The emulation on the VC was probability just bad.

Sega did get one thing wrong about Quartet, which is evident when you see the Sega Master System Joystick, which was right handed. When the Japanese owners bought Sega (maybe a part, I heard a different part of Sega and Bally merged. They were co stars on the Bally/Sega label of Colecovision and Atari 800) from Paramount, the Japanese owner knew Americans wanted a choice in their lefty vs righty choice, they just never understood how that effects the buttons.

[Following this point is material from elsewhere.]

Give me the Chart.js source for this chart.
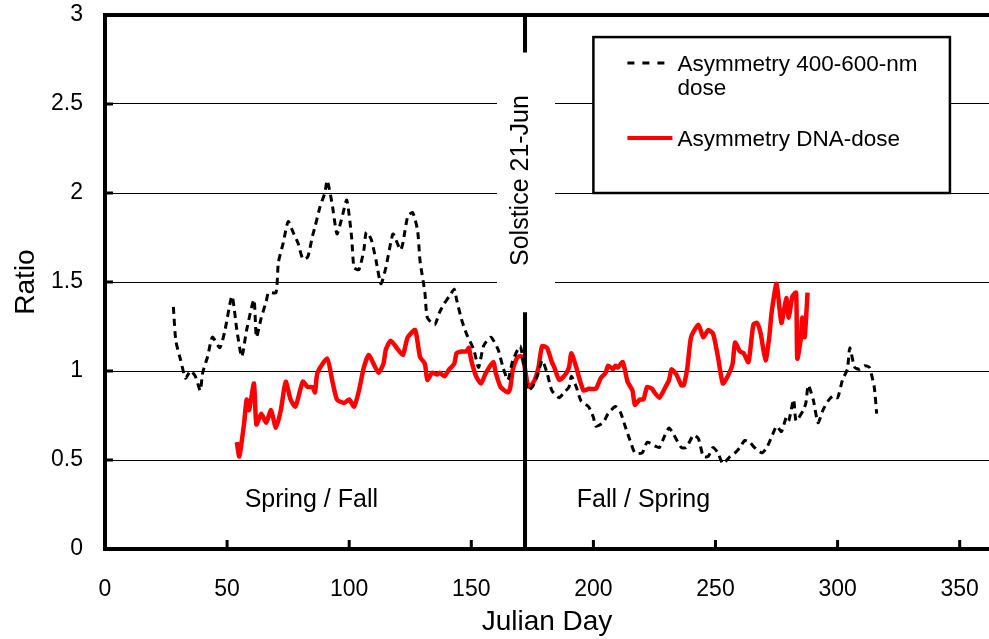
<!DOCTYPE html>
<html>
<head>
<meta charset="utf-8">
<script src="https://cdn.jsdelivr.net/npm/chart.js@4.4.1/dist/chart.umd.min.js"></script>
<style>
    body { margin: 0; background: #fff; }
    #wrap { width: 989px; height: 639px; }
</style>
</head>
<body>
<div id="wrap"><canvas id="asymChart" width="989" height="639"></canvas></div>
<script>
// Asymmetry 400-600-nm dose (dashed black)
const asymDays = [28, 29, 31, 33, 35, 37, 39, 40, 42, 44, 47, 49, 52, 54, 56, 58, 61, 62, 64, 66, 67, 70, 71, 73, 75, 77, 79, 81, 83, 85, 86, 88, 90, 91, 93, 95, 97, 99, 101, 102, 104, 106, 107, 109, 111, 113, 115, 117, 118, 121, 122, 124, 126, 128, 129, 131, 132, 135, 137, 139, 141, 143, 144, 146, 148, 151, 153, 155, 158, 161, 163, 165, 167, 170, 171, 173, 175, 177, 179, 181, 183, 186, 188, 190, 191, 193, 195, 198, 200, 201, 204, 206, 209, 211, 213, 215, 217, 220, 222, 225, 227, 229, 231, 233, 236, 238, 241, 243, 245, 247, 249, 251, 253, 256, 258, 260, 262, 264, 266, 269, 271, 273, 275, 277, 279, 280, 282, 283, 286, 287, 288, 290, 292, 294, 296, 298, 300, 302, 304, 305, 307, 309, 311, 313, 315, 316];
const asymVals = [1.36, 1.17, 1.06, 0.96, 1.00, 0.97, 0.89, 0.99, 1.08, 1.19, 1.13, 1.22, 1.42, 1.23, 1.08, 1.23, 1.40, 1.19, 1.30, 1.39, 1.44, 1.44, 1.61, 1.72, 1.84, 1.78, 1.72, 1.63, 1.64, 1.76, 1.81, 1.92, 2.00, 2.07, 1.94, 1.77, 1.86, 1.96, 1.75, 1.58, 1.57, 1.68, 1.78, 1.74, 1.62, 1.49, 1.58, 1.72, 1.77, 1.68, 1.72, 1.87, 1.89, 1.79, 1.62, 1.44, 1.30, 1.26, 1.33, 1.38, 1.42, 1.46, 1.40, 1.29, 1.21, 1.12, 1.02, 1.14, 1.19, 1.12, 1.02, 0.95, 1.06, 1.14, 1.08, 0.89, 0.91, 0.97, 1.06, 0.99, 0.89, 0.85, 0.88, 0.91, 0.97, 0.91, 0.83, 0.80, 0.74, 0.69, 0.71, 0.76, 0.80, 0.77, 0.69, 0.61, 0.54, 0.54, 0.60, 0.58, 0.57, 0.63, 0.68, 0.64, 0.57, 0.57, 0.64, 0.62, 0.52, 0.52, 0.57, 0.54, 0.48, 0.52, 0.54, 0.57, 0.61, 0.60, 0.57, 0.54, 0.57, 0.63, 0.69, 0.66, 0.74, 0.72, 0.84, 0.72, 0.78, 0.82, 0.92, 0.84, 0.71, 0.78, 0.83, 0.86, 0.85, 0.95, 1.01, 1.13, 1.02, 1.01, 1.03, 1.02, 0.91, 0.76];

// Asymmetry DNA-dose (solid red)
const dnaDays = [54, 55, 57, 58, 59, 61, 62, 64, 66, 68, 70, 72, 74, 76, 78, 81, 83, 85, 86, 87, 91, 93, 95, 98, 100, 102, 104, 106, 108, 110, 112, 114, 115, 117, 120, 122, 123, 124, 127, 129, 131, 132, 134, 136, 137, 139, 141, 143, 144, 146, 148, 149, 150, 152, 154, 156, 159, 160, 162, 165, 166, 167, 169, 171, 173, 174, 176, 177.5, 179, 181, 183, 184, 186, 188.5, 190, 191, 193, 194, 196, 198, 201, 203, 205, 206, 208, 209, 210, 212, 214, 216, 217, 219, 220.5, 222, 224, 225, 227, 229.5, 231, 232, 234, 236, 237, 238.5, 240, 243, 245, 247, 249, 251, 253, 255, 257, 258, 260, 261.5, 263.5, 265.5, 267, 268.5, 270.5, 272, 273, 275, 277, 279, 280, 281.5, 283, 283.5, 285, 285.5, 286.5, 287.7];
const dnaVals = [0.60, 0.52, 0.71, 0.84, 0.78, 0.93, 0.70, 0.76, 0.71, 0.78, 0.68, 0.78, 0.94, 0.84, 0.80, 0.94, 0.91, 0.91, 0.88, 0.99, 1.07, 0.95, 0.84, 0.82, 0.84, 0.80, 0.89, 1.02, 1.09, 1.04, 0.99, 1.04, 1.12, 1.17, 1.12, 1.09, 1.14, 1.19, 1.23, 1.08, 1.04, 0.95, 0.99, 0.98, 0.99, 0.97, 1.01, 1.04, 1.10, 1.11, 1.11, 1.13, 1.06, 0.97, 0.93, 0.99, 1.05, 0.99, 0.91, 0.88, 0.91, 1.01, 1.08, 1.08, 0.93, 0.91, 0.95, 1.02, 1.14, 1.13, 1.05, 1.02, 0.95, 0.98, 1.02, 1.10, 1.02, 0.97, 0.89, 0.90, 0.90, 0.96, 0.99, 1.03, 1.01, 1.03, 1.02, 1.05, 0.94, 0.89, 0.81, 0.84, 0.84, 0.91, 0.90, 0.88, 0.85, 0.91, 0.95, 1.01, 0.98, 0.92, 0.92, 1.02, 1.19, 1.26, 1.19, 1.23, 1.21, 1.08, 0.93, 0.97, 1.04, 1.16, 1.11, 1.10, 1.05, 1.26, 1.27, 1.21, 1.06, 1.19, 1.33, 1.49, 1.27, 1.41, 1.30, 1.42, 1.44, 1.07, 1.19, 1.30, 1.19, 1.44];

const yTicks = [0, 0.5, 1, 1.5, 2, 2.5, 3];
const xTicks = [0, 50, 100, 150, 200, 250, 300, 350];
const legendLines = [['Asymmetry 400-600-nm', 'dose'], ['Asymmetry DNA-dose']];
const solsticeDay = 172;
const solsticeLabel = 'Solstice 21-Jun';
const seasonLabels = ['Spring / Fall', 'Fall / Spring'];
const seasonDays = [84.5, 220.5];
const seasonY = 0.275;

const FONT = "'Liberation Sans', Arial, sans-serif";

function toPoints(xs, ys) {
    return xs.map((x, i) => ({ x: x, y: ys[i] }));
}

// Frame, inward ticks, solstice line, labels and legend box
const decorations = {
    id: 'decorations',
    beforeDatasetsDraw(chart) {
        const ctx = chart.ctx;
        const xs = chart.scales.x, ys = chart.scales.y;
        const sx = xs.getPixelForValue(solsticeDay);
        ctx.save();
        ctx.fillStyle = '#fff';
        // gap for the solstice label
        ctx.fillRect(sx - 28, ys.getPixelForValue(2.79), 58, ys.getPixelForValue(1.33) - ys.getPixelForValue(2.79));
        // legend box
        const lx1 = xs.getPixelForValue(200), lx2 = xs.getPixelForValue(346);
        const ly1 = ys.getPixelForValue(2.876), ly2 = ys.getPixelForValue(2.0);
        ctx.fillRect(lx1, ly1, lx2 - lx1, ly2 - ly1);
        ctx.strokeStyle = '#000';
        ctx.lineWidth = 2.5;
        ctx.strokeRect(lx1, ly1, lx2 - lx1, ly2 - ly1);

        // legend samples
        ctx.lineWidth = 3;
        ctx.setLineDash([7, 8]);
        ctx.beginPath();
        ctx.moveTo(lx1 + 34, ly1 + 26);
        ctx.lineTo(lx1 + 76, ly1 + 26);
        ctx.stroke();
        ctx.setLineDash([]);
        ctx.strokeStyle = '#ff0000';
        ctx.lineWidth = 4;
        ctx.beginPath();
        ctx.moveTo(lx1 + 34, ly1 + 101);
        ctx.lineTo(lx1 + 79, ly1 + 101);
        ctx.stroke();

        ctx.fillStyle = '#000';
        ctx.font = '22.5px ' + FONT;
        ctx.textAlign = 'left';
        ctx.textBaseline = 'middle';
        ctx.fillText(legendLines[0][0], lx1 + 84, ly1 + 28);
        ctx.fillText(legendLines[0][1], lx1 + 84, ly1 + 52);
        ctx.fillText(legendLines[1][0], lx1 + 84, ly1 + 103);
        ctx.restore();
    },
    afterDatasetsDraw(chart) {
        const ctx = chart.ctx;
        const a = chart.chartArea;
        const xs = chart.scales.x, ys = chart.scales.y;
        const sx = xs.getPixelForValue(solsticeDay);
        ctx.save();
        ctx.strokeStyle = '#000';

        // solstice line, broken by its label
        ctx.lineWidth = 4;
        ctx.beginPath();
        ctx.moveTo(sx, a.top);
        ctx.lineTo(sx, ys.getPixelForValue(2.79));
        ctx.moveTo(sx, ys.getPixelForValue(1.33));
        ctx.lineTo(sx, a.bottom);
        ctx.stroke();

        // frame: left, top, bottom
        ctx.beginPath();
        ctx.moveTo(a.left, a.bottom);
        ctx.lineTo(a.left, a.top);
        ctx.lineTo(a.right, a.top);
        ctx.moveTo(a.left - 2, a.bottom);
        ctx.lineTo(a.right, a.bottom);
        ctx.stroke();

        // inward tick marks
        ctx.lineWidth = 3;
        ctx.beginPath();
        yTicks.forEach(v => {
            const py = ys.getPixelForValue(v);
            ctx.moveTo(a.left, py);
            ctx.lineTo(a.left + 8, py);
        });
        xTicks.forEach(v => {
            const px = xs.getPixelForValue(v);
            ctx.moveTo(px, a.bottom);
            ctx.lineTo(px, a.bottom - 9);
        });
        ctx.stroke();

        ctx.fillStyle = '#000';
        ctx.textAlign = 'center';
        ctx.textBaseline = 'middle';
        ctx.font = '25px ' + FONT;
        seasonLabels.forEach((t, i) => {
            ctx.fillText(t, xs.getPixelForValue(seasonDays[i]), ys.getPixelForValue(seasonY));
        });

        ctx.translate(sx - 4, ys.getPixelForValue(2.07));
        ctx.rotate(-Math.PI / 2);
        ctx.fillText(solsticeLabel, 0, 0);
        ctx.restore();
    }
};

const ctx = document.getElementById('asymChart');
new Chart(ctx, {
    type: 'line',
    data: {
        datasets: [
            {
                label: legendLines[0].join(' '),
                data: toPoints(asymDays, asymVals),
                borderColor: '#000',
                borderWidth: 3,
                borderDash: [7, 5],
                pointRadius: 0,
                tension: 0.2,
                fill: false
            },
            {
                label: legendLines[1][0],
                data: toPoints(dnaDays, dnaVals),
                borderColor: '#ff0000',
                borderWidth: 4.5,
                pointRadius: 0,
                tension: 0.2,
                fill: false
            }
        ]
    },
    options: {
        responsive: false,
        animation: false,
        layout: { padding: { left: 0, right: 0, top: 15, bottom: 0 } },
        plugins: {
            legend: { display: false },
            tooltip: { enabled: false }
        },
        scales: {
            x: {
                type: 'linear',
                min: 0,
                max: 362,
                afterFit: function(scale) {
                    scale.height = 90;
                    scale.paddingLeft = 0;
                    scale.paddingRight = 0;
                },
                afterBuildTicks: function(scale) {
                    scale.ticks = xTicks.map(v => ({ value: v }));
                },
                grid: { display: false, drawTicks: false },
                border: { display: false },
                ticks: {
                    padding: 27,
                    color: '#000',
                    font: { family: FONT, size: 23 },
                    maxRotation: 0,
                    callback: v => String(v)
                },
                title: {
                    display: true,
                    text: 'Julian Day',
                    color: '#000',
                    font: { family: FONT, size: 28 },
                    padding: { top: 0, bottom: 0 }
                }
            },
            y: {
                min: 0,
                max: 3,
                afterFit: function(scale) {
                    scale.width = 105;
                    scale.paddingTop = 0;
                    scale.paddingBottom = 0;
                },
                afterBuildTicks: function(scale) {
                    scale.ticks = yTicks.map(v => ({ value: v }));
                },
                grid: { color: '#000', lineWidth: 1, drawTicks: false },
                border: { display: false },
                ticks: {
                    padding: 22,
                    color: '#000',
                    font: { family: FONT, size: 23 },
                    callback: v => String(v)
                },
                title: {
                    display: true,
                    text: 'Ratio',
                    color: '#000',
                    font: { family: FONT, size: 28 },
                    padding: { top: 9, bottom: 0 }
                }
            }
        }
    },
    plugins: [decorations]
});
</script>
</body>
</html>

If you were playing the Colecovision version of Tuthankam, or the Turbo Grafx version of Side Arms, then they have the right arrangement. Left fire on left, right fire on right. But most of the games had a main and secondary button system, which Quartet would fall under. Since Fire and Jump were fixed, either one way or the other would be hindered by the tap-tap-tap of the middle finger, not the index.

A solution at home would be to have either a physical switch, a button swapping dongle, or a software option to swap the 2 buttons. Like, in the arcade, it could have said, Press YOUR fire to start. If you press the left button, you’re playing left handed. If you press the right button, you’re playing right handed.